SOURCE EXCERPT:
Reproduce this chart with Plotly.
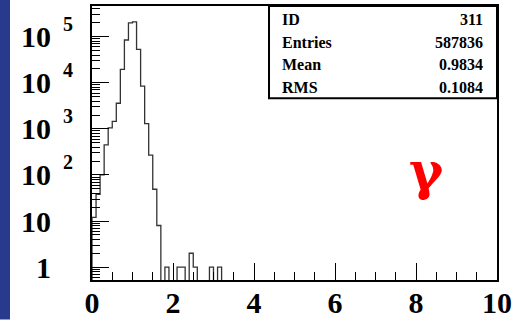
import plotly.graph_objects as go

# Histogram 311: 100 bins of width 0.1 on [0, 10]
bin_width = 0.1
n_bins = 100
first_bins = [12, 38, 100, 450, 1050, 1450, 3600, 19600, 85000, 200000,
              210000, 53000, 8500, 1300, 270, 49, 8, 0, 1, 0,
              0, 1, 1, 0, 2, 1, 0, 0, 0, 1, 0, 1]
counts = first_bins + [0] * (n_bins - len(first_bins))

stats_labels = ["ID", "Entries", "Mean", "RMS"]
stats_values = ["311", "587836", "0.9834", "0.1084"]

x_tick_vals = [0, 2, 4, 6, 8, 10]
x_tick_text = ["0", "2", "4", "6", "8", "10"]
y_tick_vals = [1, 10, 100, 1000, 10000, 100000]
y_tick_text = ["1", "10", "10", "10", "10", "10"]
y_exponents = ["", "", "2", "3", "4", "5"]

# page geometry (pixels)
W, H = 514, 320
L, R, T, B = 92, 17, 6, 39.5
PW, PH = W - L - R, H - T - B


def px_x(p):
    return (p - L) / PW


def px_y(p):
    return (H - B - p) / PH


# step outline of the histogram; empty bins are not drawn (log scale)
base = 1e-2
xs, ys = [], []
i = 0
while i < n_bins:
    if counts[i] > 0:
        xs.append(i * bin_width)
        ys.append(base)
        while i < n_bins and counts[i] > 0:
            xs += [i * bin_width, (i + 1) * bin_width]
            ys += [counts[i], counts[i]]
            i += 1
        xs.append(i * bin_width)
        ys.append(base)
        xs.append(None)
        ys.append(None)
    else:
        i += 1

fig = go.Figure()
fig.add_trace(go.Scatter(x=xs, y=ys, mode="lines",
                         line=dict(color="#333333", width=1.3),
                         hoverinfo="skip", showlegend=False))

serif = "Liberation Serif"
x_minor = [k * 0.5 for k in range(21) if k % 4 != 0]
y_minor = [m * 10 ** d for d in range(-1, 6) for m in range(2, 10)]

fig.update_layout(
    width=W, height=H,
    margin=dict(l=L, r=R, t=T, b=B, pad=0, autoexpand=False),
    paper_bgcolor="white", plot_bgcolor="white",
    font=dict(family=serif, color="black", weight="bold"),
    xaxis=dict(range=[0, 10], showline=True, linewidth=2, linecolor="black",
               mirror=True, showgrid=False, zeroline=False, automargin=False,
               ticks="inside", ticklen=17, tickwidth=1, tickcolor="black",
               tickvals=x_tick_vals, ticktext=x_tick_text,
               tickfont=dict(size=30, family=serif, weight="bold"),
               ticklabelstandoff=-5,
               minor=dict(tickvals=x_minor, ticks="inside", ticklen=8,
                          tickwidth=1, tickcolor="black", showgrid=False)),
    yaxis=dict(type="log", range=[-0.28, 5.667], showline=True, linewidth=2,
               linecolor="black", mirror=True, showgrid=False, zeroline=False,
               automargin=False,
               ticks="inside", ticklen=17, tickwidth=1, tickcolor="black",
               tickvals=y_tick_vals, ticktext=y_tick_text,
               tickfont=dict(size=30, family=serif, weight="bold"),
               ticklabelstandoff=33,
               minor=dict(tickvals=y_minor, ticks="inside", ticklen=8,
                          tickwidth=1, tickcolor="black", showgrid=False)),
)

# blue strip at the left edge of the page
fig.add_shape(type="rect", xref="paper", yref="paper",
              x0=px_x(0), x1=px_x(10), y0=px_y(H), y1=px_y(0),
              fillcolor="#283a8c", line=dict(width=0), layer="below")

# statistics box
fig.add_shape(type="rect", xref="paper", yref="paper",
              x0=px_x(269), x1=1, y0=px_y(98.3), y1=1,
              fillcolor="white", line=dict(color="black", width=2))
row_y = [20, 42.7, 64.3, 87.3]
for lab, val, ry in zip(stats_labels, stats_values, row_y):
    fig.add_annotation(xref="paper", yref="paper", x=px_x(280), y=px_y(ry),
                       xanchor="left", yanchor="middle", showarrow=False,
                       text=lab, font=dict(size=16, family=serif, weight="bold"))
    fig.add_annotation(xref="paper", yref="paper", x=px_x(485), y=px_y(ry),
                       xanchor="right", yanchor="middle", showarrow=False,
                       text=val, font=dict(size=16, family=serif, weight="bold"))

# decade exponents next to the "10" labels
for v, e in zip(y_tick_vals, y_exponents):
    if e:
        fig.add_annotation(xref="paper", yref="y", x=px_x(61), y=len(str(v)) - 1,
                           xanchor="left", yanchor="middle", yshift=13,
                           showarrow=False, text=e,
                           font=dict(size=20, family=serif, weight="bold"))

# particle label
fig.add_annotation(xref="paper", yref="paper", x=px_x(426), y=px_y(171),
                   xanchor="center", yanchor="middle", showarrow=False,
                   text="γ", font=dict(size=52, family="DejaVu Serif",
                                       color="#ff0000", weight="bold"))

fig.write_html("out.html")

TASK BRIEF: Return to the listing above and set it down exactly, leaving out its pictures.

SOLUTION TO THIS PROBLEM:
Reproduce this chart with Plotly.
import plotly.graph_objects as go

# Histogram 311: 100 bins of width 0.1 on [0, 10]
bin_width = 0.1
n_bins = 100
first_bins = [12, 38, 100, 450, 1050, 1450, 3600, 19600, 85000, 200000,
              210000, 53000, 8500, 1300, 270, 49, 8, 0, 1, 0,
              0, 1, 1, 0, 2, 1, 0, 0, 0, 1, 0, 1]
counts = first_bins + [0] * (n_bins - len(first_bins))

stats_labels = ["ID", "Entries", "Mean", "RMS"]
stats_values = ["311", "587836", "0.9834", "0.1084"]

x_tick_vals = [0, 2, 4, 6, 8, 10]
x_tick_text = ["0", "2", "4", "6", "8", "10"]
y_tick_vals = [1, 10, 100, 1000, 10000, 100000]
y_tick_text = ["1", "10", "10", "10", "10", "10"]
y_exponents = ["", "", "2", "3", "4", "5"]

# page geometry (pixels)
W, H = 514, 320
L, R, T, B = 92, 17, 6, 39.5
PW, PH = W - L - R, H - T - B


def px_x(p):
    return (p - L) / PW


def px_y(p):
    return (H - B - p) / PH


# step outline of the histogram; empty bins are not drawn (log scale)
base = 1e-2
xs, ys = [], []
i = 0
while i < n_bins:
    if counts[i] > 0:
        xs.append(i * bin_width)
        ys.append(base)
        while i < n_bins and counts[i] > 0:
            xs += [i * bin_width, (i + 1) * bin_width]
            ys += [counts[i], counts[i]]
            i += 1
        xs.append(i * bin_width)
        ys.append(base)
        xs.append(None)
        ys.append(None)
    else:
        i += 1

fig = go.Figure()
fig.add_trace(go.Scatter(x=xs, y=ys, mode="lines",
                         line=dict(color="#333333", width=1.3),
                         hoverinfo="skip", showlegend=False))

serif = "Liberation Serif"
x_minor = [k * 0.5 for k in range(21) if k % 4 != 0]
y_minor = [m * 10 ** d for d in range(-1, 6) for m in range(2, 10)]

fig.update_layout(
    width=W, height=H,
    margin=dict(l=L, r=R, t=T, b=B, pad=0, autoexpand=False),
    paper_bgcolor="white", plot_bgcolor="white",
    font=dict(family=serif, color="black", weight="bold"),
    xaxis=dict(range=[0, 10], showline=True, linewidth=2, linecolor="black",
               mirror=True, showgrid=False, zeroline=False, automargin=False,
               ticks="inside", ticklen=17, tickwidth=1, tickcolor="black",
               tickvals=x_tick_vals, ticktext=x_tick_text,
               tickfont=dict(size=30, family=serif, weight="bold"),
               ticklabelstandoff=-5,
               minor=dict(tickvals=x_minor, ticks="inside", ticklen=8,
                          tickwidth=1, tickcolor="black", showgrid=False)),
    yaxis=dict(type="log", range=[-0.28, 5.667], showline=True, linewidth=2,
               linecolor="black", mirror=True, showgrid=False, zeroline=False,
               automargin=False,
               ticks="inside", ticklen=17, tickwidth=1, tickcolor="black",
               tickvals=y_tick_vals, ticktext=y_tick_text,
               tickfont=dict(size=30, family=serif, weight="bold"),
               ticklabelstandoff=33,
               minor=dict(tickvals=y_minor, ticks="inside", ticklen=8,
                          tickwidth=1, tickcolor="black", showgrid=False)),
)

# blue strip at the left edge of the page
fig.add_shape(type="rect", xref="paper", yref="paper",
              x0=px_x(0), x1=px_x(10), y0=px_y(H), y1=px_y(0),
              fillcolor="#283a8c", line=dict(width=0), layer="below")

# statistics box
fig.add_shape(type="rect", xref="paper", yref="paper",
              x0=px_x(269), x1=1, y0=px_y(98.3), y1=1,
              fillcolor="white", line=dict(color="black", width=2))
row_y = [20, 42.7, 64.3, 87.3]
for lab, val, ry in zip(stats_labels, stats_values, row_y):
    fig.add_annotation(xref="paper", yref="paper", x=px_x(280), y=px_y(ry),
                       xanchor="left", yanchor="middle", showarrow=False,
                       text=lab, font=dict(size=16, family=serif, weight="bold"))
    fig.add_annotation(xref="paper", yref="paper", x=px_x(485), y=px_y(ry),
                       xanchor="right", yanchor="middle", showarrow=False,
                       text=val, font=dict(size=16, family=serif, weight="bold"))

# decade exponents next to the "10" labels
for v, e in zip(y_tick_vals, y_exponents):
    if e:
        fig.add_annotation(xref="paper", yref="y", x=px_x(61), y=len(str(v)) - 1,
                           xanchor="left", yanchor="middle", yshift=13,
                           showarrow=False, text=e,
                           font=dict(size=20, family=serif, weight="bold"))

# particle label
fig.add_annotation(xref="paper", yref="paper", x=px_x(426), y=px_y(171),
                   xanchor="center", yanchor="middle", showarrow=False,
                   text="γ", font=dict(size=52, family="DejaVu Serif",
                                       color="#ff0000", weight="bold"))

fig.write_html("out.html")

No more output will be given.